Because it`s too expensive, and the deadline is too short, they say.

More than $5 billion has already been spent to upgrade tracks across the country, but only about 45,000 miles, or 75 percent, can be completed by the deadline, the Association of American Railroads contends. Among the remaining challenges it listed in its most recent status report last year (PDF):

-There are too few experts in everything that needs to be done to handle the workload in time.
_There aren`t enough companies qualified to handle the build-out of the upgraded signal systems.
-Development of software to enable lab and field testing is lagging.
-Thousands of railroad employees still have to be trained.
-There aren`t enough federal inspectors to review everything in time.

What that means is that "it is abundantly clear that the railroad industry cannot install interoperable PTC on the entire nationwide network" by the deadline, the association concluded.

Even the NTSB acknowledges that the sheer complexity of the system, which crosses numerous government regulatory lines — including use of radio spectrum needed for wireless communication — poses "many challenges hindering the full implementation of PTC."

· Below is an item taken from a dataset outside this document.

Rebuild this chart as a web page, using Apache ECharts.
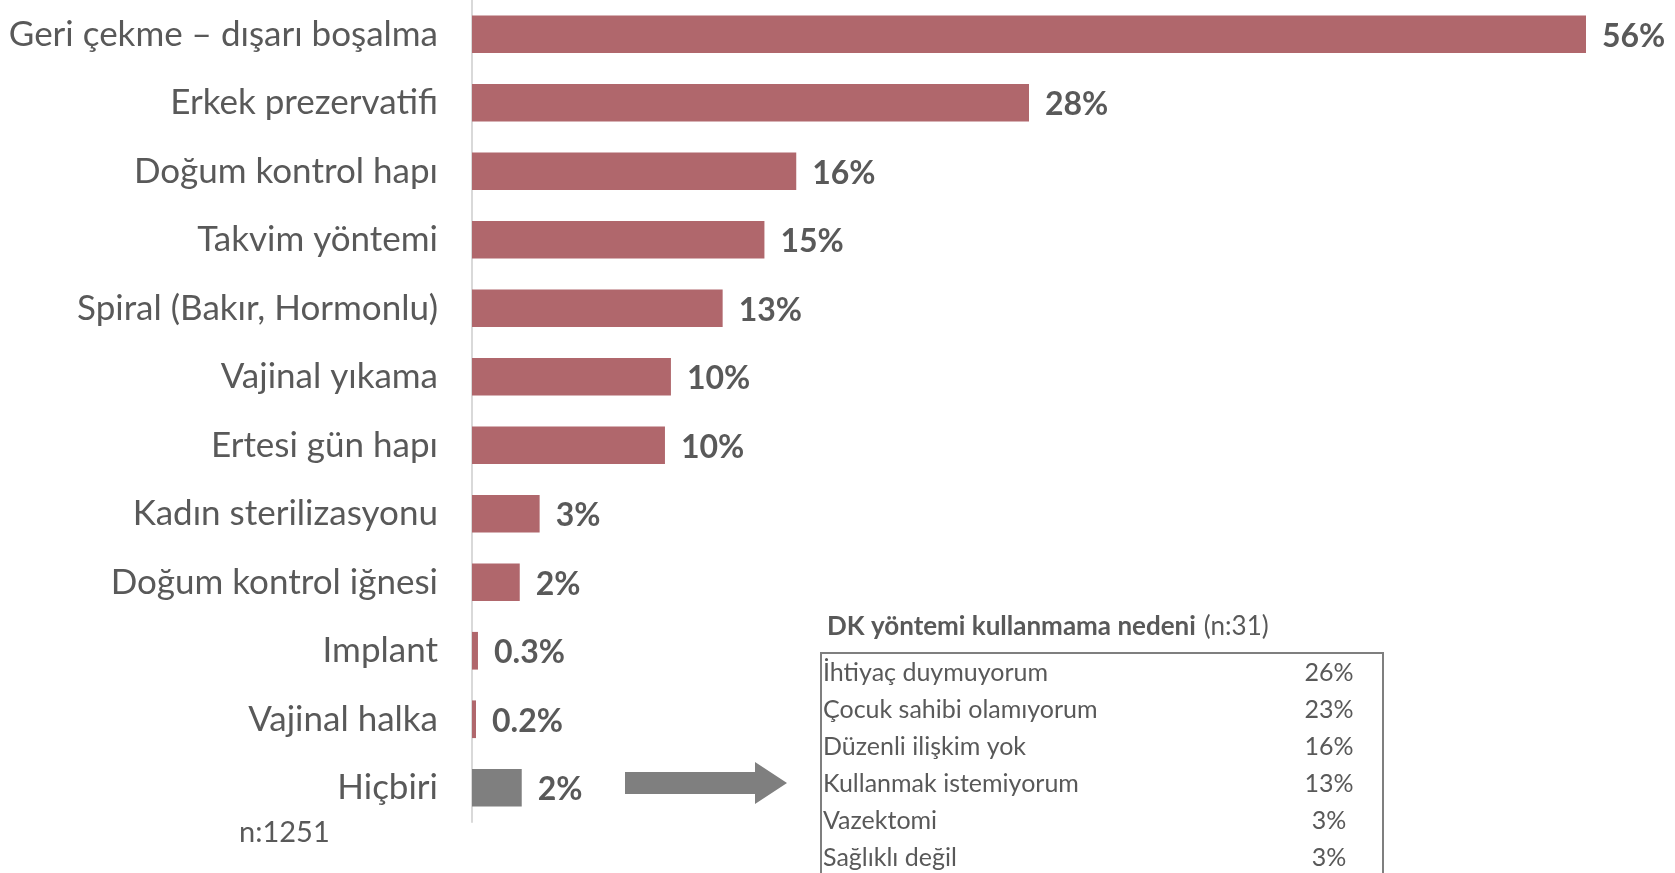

But that shouldn`t delay making railroads safer for passengers and cargo, the NTSB and its supporters insist.

The Philadelphia crash is "exactly the type of incident that PTC is designed to prevent," Deborah Hersman, president of the National Safety Council — and, until last year, chairman of the NTSB — said Wednesday. "So we have seen this before, and we will continue to see it again until PTC is installed."